L’éthique et la morale étant soulevées dans cette affaire, la position du juge et partie est simplement la provocation de trop, le régime étant parvenu à instrumentaliser les juges, relève Moukagni Iwangou. Ainsi, le contentieux sur la supposée nationalité acquise d’Ali Bongo, amène à s’appuyer le fondement de l’article 45 de la loi électorale qui dispose que «les Gabonais nés à l’extérieur s’inscrivent sur les listes électorales, sur présentation d’un acte de naissance établi par l’autorité consulaire habilitée ou par un acte de naissance retranscrit à la mairie du 1er arrondissement de la ville de Libreville». « Notoirement connu comme détenteur d’un acte de naissance établi à la Mairie du 3e arrondissement de Libreville, il coule de source que M. Ali Bongo est inscrit sur la liste électorale, en violation flagrante de la loi», a signifié Moukagni Iwangou.
Le président de l’UPG a rappelé qu’il a saisi le tribunal administratif de Libreville, à la suite du silence affiché quant à sa saisine préalablement introduite le 1er février 2016 et à la Commission de révision et au ministre de l’Intérieur. Mais cette juridiction, indique-t-il, a choisi de l’opposer à l’État Gabonais, en évitant Ali Bongo qu’il avait bien identifié dans ses écrits. Le tribunal administratif l’a débouté pour recours précoce, indique le président de l’UPG-Loyaliste.
Il a terminé son propos par un appel à l’endroit des magistrats, à qui il demande de la retenue au moment où ils disposent dans leurs mains de la responsabilité d’installer fortement l’avenir du pays dans le sens du droit.

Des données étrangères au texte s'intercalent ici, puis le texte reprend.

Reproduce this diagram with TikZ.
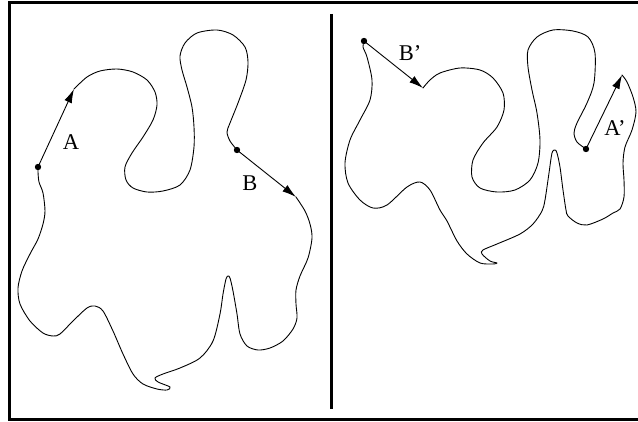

L’audience du mercredi 3 août dernier a révélé une chose, selon le leader politique : la fébrilité de la Cour d’appel à dire le droit sur la récusation de Madame Paulette Ayo Mba, soulevée par Moukagni Iwangou et Bengone Nsi. Attendu à l’audience de ce jour-là, le délibéré a été renvoyé par voie d’affichage à ce lundi 8 août, alors que la prorogation, la mesure par laquelle une juridiction ajourne une décision, doit toujours être prononcée en audience publique, indique l’ancien magistrat.